Rumblings started coming from the LA Times last week that director Pete Travis was facing some issues in the Dredd editing room and had been "asked to step aside". The news was leapt upon with glee by the fanboys who are perversely desperate for the film to fail, but Travis and screenwriter Alex Garland have now released a joint statement scotching the reports of Dredd's demise. Nothing to see here, perps. Move along.
Anonymous LA Times sources "close to the production" had reported that there were tensions and "creative disagreements" between the producers and executives in charge of rescuing Joe Dredd from the ignominy of the Stallone film. According to the story, writer/producer Garland (28 Days Later, Sunshine) was running post-production alone, and seeking a co-director credit for his efforts. Potential reshoots were also mentioned, with a question mark over who'd man the cameras for them.
But, say Travis and Garland now, "During all stages of the filmmaking, Dredd has been a collaboration between a number of dedicated creative parties. From the outset we decided on an unorthodox collaboration to make the film. This situation has been misinterpreted. To set the record straight, Pete was not fired and remains a central part of the collaboration, and Alex is not seeking a co-director credit.

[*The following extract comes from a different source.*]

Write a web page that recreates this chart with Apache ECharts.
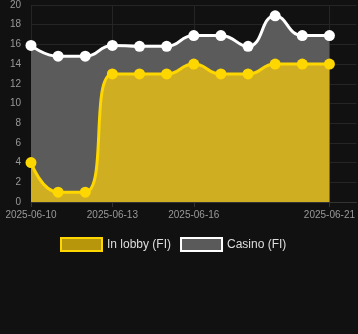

We are all extremely proud of the film we have made, and respectfully suggest that it is judged on viewing when it's released next year."
The truth, or damage limitation? Are Travis and Garland the Reynolds and Costner of the 21st Century, or are they really the best of pals being misrepresented? We'll keep you updated on the drama.
Dredd, starring Karl Urban and Olivia Thirlby, shot in the Mega-City of Cape Town, and is out next September.